François-Joseph Bélanger (French pronunciation: ​[fʁɑ̃swa ʒɔzɛf belɑ̃ʒe]) (12 April 1744 – 1 May 1818) was a French architect and decorator working in the Neoclassic style.

Born in Paris, he studied at the Académie Royale d'Architecture (1764–1766) where he worked under Julien-David Le Roy and Pierre Contant d'Ivry, but did not win the coveted Prix de Rome that would have sent him to study at Rome; however, through Le Roy's circle he was introduced to some advanced neoclassical designers, such as Charles-Louis Clérisseau, Robert Adam's drawing-master, recently arrived from Rome, and was admitted to the Académie at the age of twenty.
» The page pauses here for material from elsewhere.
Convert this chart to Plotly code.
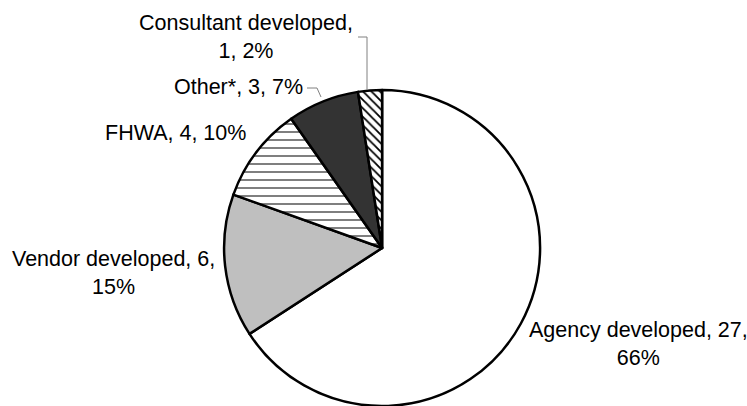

He began his career in 1767 working at the Menus Plaisirs du Roi designing ephemeral decorations for court fêtes, and by 1777 he was its director. In this position, he was in charge of the funeral preparations for Louis XV and the coronation coach of Louis XVI. The jewel cabinet he designed for the wedding of the Dauphin to Marie-Antoinette has not survived. However, a maquette of another design that had been also entered into the competition, made of wax and painted paper on a wooden frame, (now at the Walters Art Museum, Baltimore), shows the style of the cabinets that were made at the time. It is Neoclassical taste, with caryatid demi-figures and framed medallions in blue and white

Ten years later he purchased the position of chief architect to Monsieur, the comte d'Artois, brother of Louis XVI. For him Bélanger designed and constructed the party pavilion Château de Bagatelle in the Bois de Boulogne, 1777, winning his patron's bet with the Queen by completing the house in sixty-three days (and nights) and introducing décors in the style Étrusque. Bélanger constructed the Folie Saint James, a French landscape garden, in Neuilly from 1777 to 1780, and worked for the comte d'Artois at the Château of Maisons-Lafitte. During the Revolution he spent some time in the prison of Saint-Lazare.